Job
Copy the lines of the data below exactly, starting at the first and stopping after the line that contains "plt.rcParams['font.family'] = ['Liberation"; include no pictures.

* begin Records for this exercise *

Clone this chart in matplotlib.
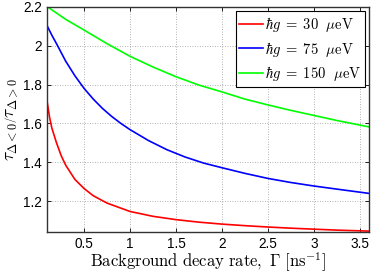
import matplotlib
matplotlib.use("Agg")
import matplotlib.pyplot as plt

plt.rcParams['mathtext.fontset'] = 'cm'
plt.rcParams['font.family'] = ['Liberation Sans', 'DejaVu Sans']

gamma_red = [0.1, 0.125, 0.15, 0.2, 0.25, 0.3, 0.4, 0.5, 0.6, 0.75, 1.0, 1.25, 1.5,
             1.75, 2.0, 2.25, 2.5, 2.75, 3.0, 3.25, 3.6]
ratio_red = [1.705, 1.63, 1.575, 1.50, 1.435, 1.385, 1.312, 1.265, 1.228, 1.19, 1.147,
             1.122, 1.105, 1.092, 1.082, 1.074, 1.067, 1.061, 1.056, 1.051, 1.046]

gamma_blue = [0.1, 0.15, 0.2, 0.3, 0.4, 0.5, 0.6, 0.7, 0.8, 0.9, 1.0, 1.2, 1.4, 1.6,
              1.8, 2.0, 2.25, 2.5, 2.75, 3.0, 3.25, 3.6]
ratio_blue = [2.10, 2.053, 2.01, 1.92, 1.845, 1.78, 1.725, 1.677, 1.636, 1.60, 1.568,
              1.512, 1.465, 1.427, 1.396, 1.372, 1.343, 1.317, 1.296, 1.278, 1.262, 1.24]

gamma_green = [0.1, 0.3, 0.5, 0.75, 1.0, 1.25, 1.5, 1.75, 2.0, 2.25, 2.5, 2.75, 3.0,
               3.25, 3.6]
ratio_green = [2.20, 2.135, 2.08, 2.01, 1.945, 1.89, 1.84, 1.797, 1.762, 1.725, 1.695,
               1.667, 1.641, 1.615, 1.582]

labels = [r'$\hbar g\;=\;30\ \ \mu\mathrm{eV}$',
          r'$\hbar g\;=\;75\ \ \mu\mathrm{eV}$',
          r'$\hbar g\;=\;150\ \ \mu\mathrm{eV}$']
colors = ['#ff0000', '#0000ff', '#00ff00']

xticks = [0.5, 1, 1.5, 2, 2.5, 3, 3.5]
xticklabels = ['0.5', '1', '1.5', '2', '2.5', '3', '3.5']
yticks = [1.2, 1.4, 1.6, 1.8, 2.0, 2.2]
yticklabels = ['1.2', '1.4', '1.6', '1.8', '2', '2.2']

fig = plt.figure(figsize=(3.74, 2.75), dpi=100)
ax = fig.add_axes([0.1265, 0.1575, 0.86, 0.818])

for g, r, c, lab in zip([gamma_red, gamma_blue, gamma_green],
                        [ratio_red, ratio_blue, ratio_green], colors, labels):
    ax.plot(g, r, color=c, lw=1.2, label=lab)

ax.set_xlim(0.1, 3.6)
ax.set_ylim(1.043, 2.2)
ax.set_xticks(xticks)
ax.set_xticklabels(xticklabels)
ax.set_yticks(yticks)
ax.set_yticklabels(yticklabels)
ax.tick_params(direction='in', length=3, width=0.6, top=True, right=True,
               labelsize=9.8, pad=4)
ax.tick_params(axis='x', pad=3.5)
ax.grid(True, linestyle=(0, (1, 2)), color='#999999', lw=0.6)
for s in ax.spines.values():
    s.set_linewidth(1.0)
    s.set_color('#333333')

ax.set_xlabel(r'$\mathrm{Background\ decay\ rate,}\ \Gamma\ [\mathrm{ns}^{-1}]$',
              fontsize=12.0, labelpad=0)
ax.set_ylabel(r'$\left.\tau_{\Delta<0}\right/\tau_{\Delta>0}$', fontsize=12.5,
              labelpad=1)

leg = ax.legend(loc='upper right', fontsize=10.5, frameon=True, fancybox=False,
                edgecolor='black', framealpha=1, handlelength=1.6, handletextpad=0.15,
                borderpad=0.25, labelspacing=0.4, borderaxespad=0.3)
leg.get_frame().set_linewidth(0.8)

fig.savefig('out.png', dpi=100)
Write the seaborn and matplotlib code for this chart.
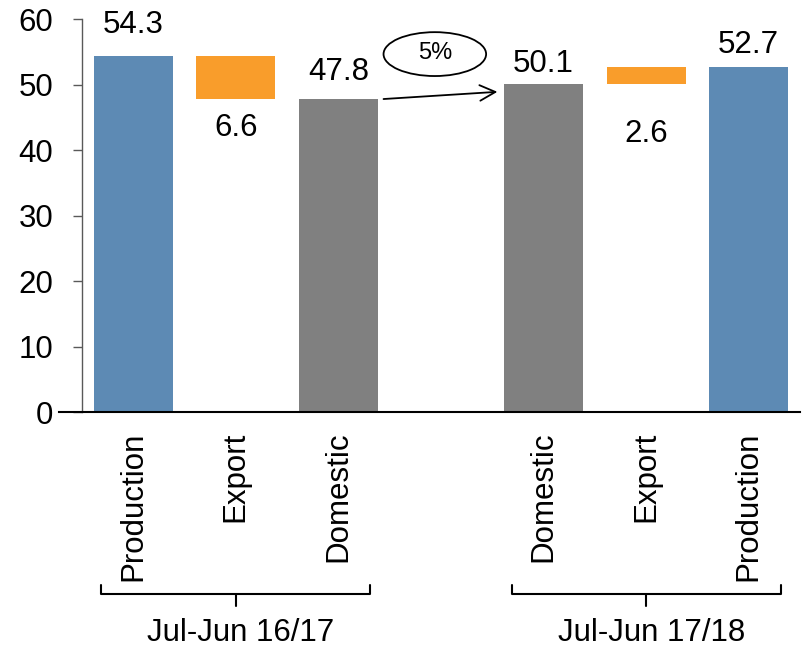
import matplotlib
matplotlib.use("Agg")
import matplotlib.pyplot as plt
from matplotlib.patches import Ellipse
import pandas as pd
import seaborn as sns

# Slots along the x axis (one empty slot separates the two seasons)
slots = ["P16", "E16", "D16", "gap", "D17", "E17", "P17"]
tick_labels = ["Production", "Export", "Domestic", "", "Domestic", "Export", "Production"]
groups = ["Jul-Jun 16/17", "Jul-Jun 17/18"]

production = {"P16": 54.3, "P17": 52.7}
domestic = {"D16": 47.8, "D17": 50.1}
export = {"E16": 6.6, "E17": 2.6}
export_base = {"E16": 47.8, "E17": 50.1}

blue, orange, grey = "#5D8AB4", "#F99D2B", "#808080"

sns.set_theme(style="ticks", rc={"text.color": "black", "axes.labelcolor": "black",
                                 "xtick.labelcolor": "black", "ytick.labelcolor": "black"})
plt.rcParams["font.family"] = ["Liberation Sans", "DejaVu Sans"]
FS = 22.5

fig = plt.figure(figsize=(8.02, 6.48), dpi=100)
ax = fig.add_axes([0.1022, 0.364, 0.8953, 0.6065])

df_prod = pd.DataFrame({"slot": list(production), "value": list(production.values())})
df_dom = pd.DataFrame({"slot": list(domestic), "value": list(domestic.values())})
df_exp = pd.DataFrame({"slot": list(export), "value": list(export.values())})

common = dict(x="slot", y="value", order=slots, width=0.77, errorbar=None,
              linewidth=0, ax=ax)
sns.barplot(data=df_prod, color=blue, saturation=1, **common)
sns.barplot(data=df_dom, color=grey, saturation=1, **common)
sns.barplot(data=df_exp, color=orange, saturation=1,
            bottom=[export_base[s] for s in df_exp["slot"]], **common)

ax.set_xlim(-0.5, len(slots) - 0.5)
ax.set_ylim(0, 60)
ax.set_yticks(range(0, 61, 10))
ax.set_xlabel("")
ax.set_ylabel("")

pos = {s: i for i, s in enumerate(slots)}
ax.set_xticks([pos[s] for s in slots if s != "gap"])
ax.set_xticklabels([t for s, t in zip(slots, tick_labels) if s != "gap"],
                   rotation=90, fontsize=FS, va="top", ha="center")
ax.tick_params(axis="x", length=0, pad=14, labelcolor="black")
ax.tick_params(axis="y", length=6.5, width=1, color="#595959", labelsize=FS, pad=14,
               labelcolor="black")

for side in ("top", "right"):
    ax.spines[side].set_visible(False)
ax.spines["left"].set_color("#595959")
ax.spines["left"].set_linewidth(1)
ax.spines["bottom"].set_color("black")
ax.spines["bottom"].set_linewidth(1.5)
ax.spines["bottom"].set_bounds(-0.72, len(slots) - 0.5)

# Value labels above totals, below export blocks
above_offsets = {"P16": 16.6, "D16": 13.7, "D17": 8.6, "P17": 10.1}
for d in (production, domestic):
    for s, v in d.items():
        ax.annotate(f"{v}", xy=(pos[s], v), xytext=(0, above_offsets[s]),
                    textcoords="offset points", ha="center", va="baseline",
                    fontsize=FS, color="black")
below_offsets = {"E16": -10, "E17": -25}
for s, v in export.items():
    ax.annotate(f"{v}", xy=(pos[s], export_base[s]), xytext=(0, below_offsets[s]),
                textcoords="offset points", ha="center", va="top", fontsize=FS,
                color="black")

# Growth of domestic use between seasons
growth = (domestic["D17"] - domestic["D16"]) / domestic["D16"]
ax.annotate("", xy=(pos["D17"] - 0.45, 48.9), xytext=(pos["D16"] + 0.44, domestic["D16"]),
            arrowprops=dict(arrowstyle="->", color="black", lw=1.3,
                            mutation_scale=28, shrinkA=0, shrinkB=0))
ax.add_patch(Ellipse((2.94, 54.66), 1.0, 6.7, facecolor="white", edgecolor="black",
                     lw=1.3, clip_on=False))
ax.text(2.94, 54.9, f"{growth:.0%}", ha="center", va="center", fontsize=17,
        color="black")

# Brackets grouping each season
trans = ax.get_xaxis_transform()
group_spans = [(pos["P16"], pos["D16"]), (pos["D17"], pos["P17"])]
for (a, b), name in zip(group_spans, groups):
    x0, x1 = a - 0.31, b + 0.31
    xm = (a + b) / 2
    ax.plot([x0, x0, x1, x1], [-0.440, -0.463, -0.463, -0.440], transform=trans,
            color="black", lw=1.5, clip_on=False, solid_joinstyle="round")
    ax.plot([xm, xm], [-0.463, -0.494], transform=trans, color="black", lw=1.5,
            clip_on=False)
    ax.text(xm + 0.05, -0.562, name, transform=trans, ha="center", va="center",
            fontsize=FS, color="black")

fig.savefig("out.png", dpi=100)
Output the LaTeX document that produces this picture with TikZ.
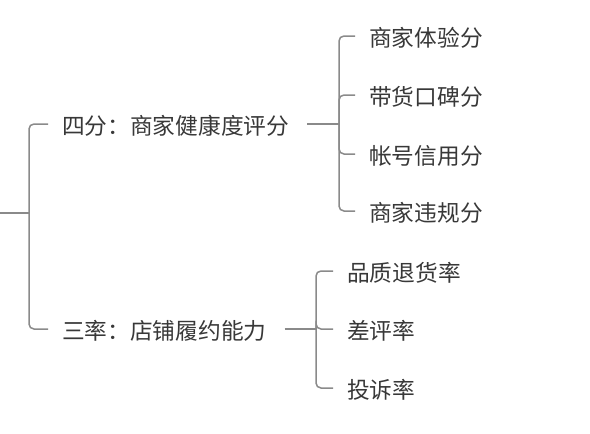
\documentclass[tikz,border=0pt]{standalone}
\usepackage{fontspec}
\setmainfont{Noto Sans CJK SC}

\definecolor{inkgray}{HTML}{383838}
\definecolor{wiregray}{HTML}{8A8A8A}

\tikzset{
  link/.style={draw=wiregray, line width=1.5pt, rounded corners=5pt},
  topic/.style={anchor=west, inner sep=0pt, text=inkgray,
    font=\fontsize{22.7}{23}\selectfont},
}

\begin{document}
\begin{tikzpicture}[x=1pt, y=-1pt]
    \useasboundingbox (0,0) rectangle (590,434);

    % Root stub and first fork
    \coordinate (root) at (0,213);
    \coordinate (fork) at (29,213);

    % Level one
    \node[topic] (four) at (62,126) {四分：商家健康度评分};
    \node[topic] (three) at (62,331) {三率：店铺履约能力};

    % Level two, scores
    \coordinate (forkA) at (339,124);
    \node[topic] (s1) at (369,38) {商家体验分};
    \node[topic] (s2) at (369,97) {带货口碑分};
    \node[topic] (s3) at (369,156) {帐号信用分};
    \node[topic] (s4) at (369,213) {商家违规分};

    % Level two, rates
    \coordinate (forkB) at (316,329);
    \node[topic] (r1) at (347,273) {品质退货率};
    \node[topic] (r2) at (347,331) {差评率};
    \node[topic] (r3) at (347,390) {投诉率};

    % Connectors
    \draw[link] (root) -- (fork);
    \foreach \t in {four, three}
        \draw[link] (fork) |- ([xshift=-14pt, yshift=2pt]\t.west);

    \draw[link] ([xshift=18pt, yshift=2pt]four.east) -- (forkA);
    \foreach \s in {s1, s2, s3, s4}
        \draw[link] (forkA) |- ([xshift=-14pt, yshift=2pt]\s.west);

    \draw[link] ([xshift=18pt, yshift=2pt]three.east) -- (forkB);
    \foreach \r in {r1, r2, r3}
        \draw[link] (forkB) |- ([xshift=-14pt, yshift=2pt]\r.west);

\end{tikzpicture}
\end{document}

* end Records for this exercise *

Output for this exercise
Clone this chart in matplotlib.
import matplotlib
matplotlib.use("Agg")
import matplotlib.pyplot as plt

plt.rcParams['mathtext.fontset'] = 'cm'
plt.rcParams['font.family'] = ['Liberation Sans', 'DejaVu Sans']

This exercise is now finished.